Now, can you guys give me ideas about exactly what she should say? When they see each other next time face to face, should she ask him directly whether or not he'd like to go out on a date with her? I mean, what exactly does she say?

Re: Become More Than Friends?

Um ..she should ask him something like this: where do you see yourself in 5 years from now? ..n if he says he sees himself as a happily married man then we can go into that direction...if not then i think the girl should end the conversation and the relationship right there. The girl can then ask him if he has found a girl yet...

OmG@ my thinking...i'm sucha desi : like>love>marriage.

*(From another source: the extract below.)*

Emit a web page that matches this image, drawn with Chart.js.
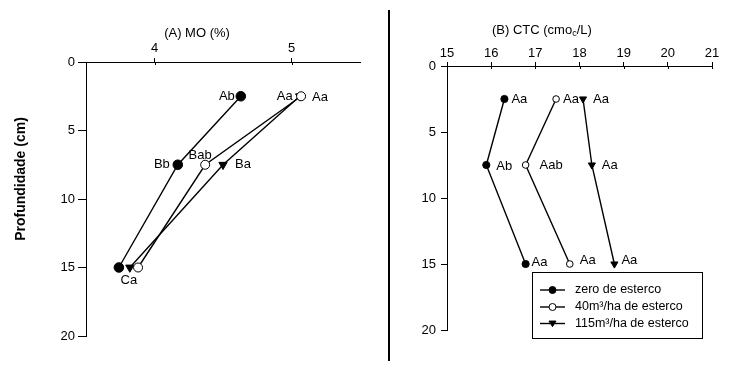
<!DOCTYPE html>
<html>
<head>
<meta charset="utf-8">
<script src="https://cdn.jsdelivr.net/npm/chart.js@4.4.1/dist/chart.umd.min.js"></script>
<style>
html, body { margin: 0; padding: 0; background: #fff; }
#wrap { position: relative; width: 743px; height: 378px; }
#wrap canvas { position: absolute; left: 0; top: 0; }
</style>
</head>
<body>
<div id="wrap">
  <canvas id="chartA" width="743" height="378"></canvas>
  <canvas id="chartB" width="743" height="378"></canvas>
</div>
<script>
// Depths (cm) shared by both panels
const depths = [2.5, 7.5, 15];

// (A) MO (%)
const moTicks = [4, 5];
const moZero = [4.63, 4.17, 3.74];
const mo40 = [5.07, 4.37, 3.88];
const mo115 = [5.06, 4.50, 3.82];
const moZeroLetters = ['Ab', 'Bb', 'Ca'];
const mo40Letters = ['Aa', 'Bab', ''];
const mo115Letters = ['Aa', 'Ba', ''];

// (B) CTC (cmolc/L)
const ctcTicks = [15, 16, 17, 18, 19, 20, 21];
const ctcZero = [16.30, 15.89, 16.78];
const ctc40 = [17.47, 16.78, 17.78];
const ctc115 = [18.08, 18.28, 18.79];
const ctcZeroLetters = ['Aa', 'Ab', 'Aa'];
const ctc40Letters = ['Aa', 'Aab', 'Aa'];
const ctc115Letters = ['Aa', 'Aa', 'Aa'];

const depthTicks = [0, 5, 10, 15, 20];
const seriesNames = ['zero de esterco', '40m³/ha de esterco', '115m³/ha de esterco'];

// label placement (pixel offsets from the point: dx, dy, align)
const moLetterPos = [
    [[-6, 0, 'right'], [-8, 0, 'right'], [10, 13, 'center']],
    [[11, 1, 'left'], [-5, -9, 'center'], null],
    [[-7, 0, 'right'], [12, 0, 'left'], null]
];
const ctcLetterPos = [
    [[7, 0, 'left'], [10, 1, 'left'], [6, -2, 'left']],
    [[7, 0, 'left'], [14, 0, 'left'], [10, -4, 'left']],
    [[10, 0, 'left'], [10, 0, 'left'], [7, -4, 'left']]
];

const FONT = '"Liberation Sans", Arial, sans-serif';

function pts(xs) {
    return xs.map((v, i) => ({ x: v, y: depths[i] }));
}

function series(xs, style, radius) {
    const open = style === 'open';
    return {
        data: pts(xs),
        borderColor: '#000',
        borderWidth: 1.4,
        pointStyle: style === 'tri' ? 'triangle' : 'circle',
        rotation: style === 'tri' ? 180 : 0,
        pointRadius: style === 'tri' ? radius + 0.5 : (open ? radius - 0.3 : radius),
        pointBackgroundColor: open ? '#fff' : '#000',
        pointBorderColor: '#000',
        pointBorderWidth: 1,
        showLine: true,
        tension: 0,
        fill: false
    };
}

function drawMarker(ctx, style, x, y, r) {
    ctx.save();
    ctx.lineWidth = 1;
    ctx.strokeStyle = '#000';
    ctx.fillStyle = style === 'open' ? '#fff' : '#000';
    ctx.beginPath();
    if (style === 'tri') {
        ctx.moveTo(x - r, y - r * 0.7);
        ctx.lineTo(x + r, y - r * 0.7);
        ctx.lineTo(x, y + r * 0.9);
        ctx.closePath();
    } else {
        ctx.arc(x, y, r, 0, Math.PI * 2);
    }
    ctx.fill();
    ctx.stroke();
    ctx.restore();
}

function panel(id, o) {
    const extras = {
        id: 'extras',
        afterDraw(chart) {
            const ctx = chart.ctx;
            const xs = chart.scales.x;
            ctx.save();
            // tick marks crossing into the plot
            ctx.strokeStyle = '#000';
            ctx.lineWidth = 1;
            o.xTicks.forEach(v => {
                const px = Math.round(xs.getPixelForValue(v)) + 0.5;
                ctx.beginPath();
                ctx.moveTo(px, chart.chartArea.top);
                ctx.lineTo(px, chart.chartArea.top + 3);
                ctx.stroke();
            });
            // letters next to points
            ctx.fillStyle = '#000';
            ctx.font = '13px ' + FONT;
            ctx.textBaseline = 'middle';
            o.letters.forEach((arr, i) => {
                const meta = chart.getDatasetMeta(i);
                arr.forEach((txt, j) => {
                    const pos = o.letterPos[i][j];
                    if (!txt || !pos) return;
                    const p = meta.data[j];
                    ctx.textAlign = pos[2];
                    ctx.fillText(txt, p.x + pos[0], p.y + pos[1]);
                });
            });
            ctx.restore();
            if (o.after) o.after(chart);
        }
    };

    return new Chart(document.getElementById(id), {
        type: 'line',
        data: { datasets: o.datasets },
        options: {
            responsive: false,
            animation: false,
            devicePixelRatio: 1,
            layout: { padding: o.padding },
            plugins: { legend: { display: false }, tooltip: { enabled: false } },
            scales: {
                x: {
                    type: 'linear',
                    position: 'top',
                    min: o.xMin,
                    max: o.xMax,
                    afterBuildTicks: s => { s.ticks = o.xTicks.map(v => ({ value: v })); },
                    afterFit: s => { s.height = 20; },
                    grid: { drawOnChartArea: false, tickLength: 4, color: '#000', lineWidth: 1 },
                    border: { color: '#000', width: 1 },
                    ticks: { color: '#000', font: { family: FONT, size: 13 }, padding: o.xPad, maxRotation: 0, autoSkip: false }
                },
                y: {
                    type: 'linear',
                    reverse: true,
                    min: 0,
                    max: 20,
                    afterBuildTicks: s => { s.ticks = depthTicks.map(v => ({ value: v })); },
                    afterFit: s => { s.width = 40; },
                    grid: { drawOnChartArea: false, tickLength: o.yTick, color: '#000', lineWidth: 1 },
                    border: { color: '#000', width: 1 },
                    ticks: { color: '#000', font: { family: FONT, size: 13 }, padding: o.yPad }
                }
            }
        },
        plugins: [extras]
    });
}

// left panel
panel('chartA', {
    xMin: 3.5, xMax: 5.5, xTicks: moTicks,
    padding: { left: 46, right: 383, top: 42, bottom: 42 },
    xPad: 2, yTick: 8, yPad: 3,
    datasets: [series(moZero, 'solid', 4.8), series(mo40, 'open', 4.8), series(mo115, 'tri', 4.3)],
    letters: [moZeroLetters, mo40Letters, mo115Letters],
    letterPos: moLetterPos,
    after(chart) {
        const ctx = chart.ctx;
        ctx.save();
        ctx.fillStyle = '#000';
        ctx.font = '13px ' + FONT;
        ctx.textAlign = 'center';
        ctx.textBaseline = 'middle';
        ctx.fillText('(A) MO (%)', 197, 33);
        // y title
        ctx.translate(21, 179);
        ctx.rotate(-Math.PI / 2);
        ctx.font = 'bold 14px ' + FONT;
        ctx.fillText('Profundidade (cm)', 0, 0);
        ctx.restore();
        // divider
        ctx.save();
        ctx.strokeStyle = '#000';
        ctx.lineWidth = 2;
        ctx.beginPath();
        ctx.moveTo(389, 10);
        ctx.lineTo(389, 361);
        ctx.stroke();
        ctx.restore();
    }
});

// right panel
panel('chartB', {
    xMin: 15, xMax: 21, xTicks: ctcTicks,
    padding: { left: 407, right: 31, top: 46, bottom: 48 },
    xPad: 1, yTick: 6, yPad: 5,
    datasets: [series(ctcZero, 'solid', 3.6), series(ctc40, 'open', 3.6), series(ctc115, 'tri', 3.6)],
    letters: [ctcZeroLetters, ctc40Letters, ctc115Letters],
    letterPos: ctcLetterPos,
    after(chart) {
        const ctx = chart.ctx;
        ctx.save();
        ctx.fillStyle = '#000';
        ctx.textBaseline = 'middle';
        ctx.textAlign = 'left';
        // title with subscript
        let x = 492;
        ctx.font = '13px ' + FONT;
        const t1 = '(B) CTC (cmo';
        ctx.fillText(t1, x, 30);
        x += ctx.measureText(t1).width;
        ctx.font = '9px ' + FONT;
        ctx.fillText('c', x, 34);
        x += ctx.measureText('c').width;
        ctx.font = '13px ' + FONT;
        ctx.fillText('/L)', x, 30);

        // legend
        ctx.strokeStyle = '#000';
        ctx.lineWidth = 1;
        ctx.strokeRect(532.5, 272.5, 170, 66);
        const styles = ['solid', 'open', 'tri'];
        const rows = [290, 307, 323.5];
        ctx.font = '12.5px ' + FONT;
        seriesNames.forEach((name, i) => {
            const y = rows[i];
            ctx.lineWidth = 1.4;
            ctx.beginPath();
            ctx.moveTo(540, y);
            ctx.lineTo(565, y);
            ctx.stroke();
            drawMarker(ctx, styles[i], 552.5, y, 3.5);
            ctx.fillStyle = '#000';
            ctx.fillText(name, 575, y);
        });
        ctx.restore();
    }
});
</script>
</body>
</html>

Re: Become More Than Friends?

^ Well not necessarily.. i mean she can say how she feels and maybe he’ll change his mind about being a bachelor forever.. its possible isnt it :rotato:

Re: Become More Than Friends?

[quote]
It can be 99.999999 percent sure, but when it comes to mthings like this, that 1.111111111 percent can be awfully nerve wracking.
[/quote]

^^ So I see percent means out of 101%? :D

Re: Become More Than Friends?

Math was never my strong suit :(

Re: Become More Than Friends?

^^ So I see percent means out of 101%? :hehe:

Re: Become More Than Friends?

I would recommend that she flat out ask him and get it over with.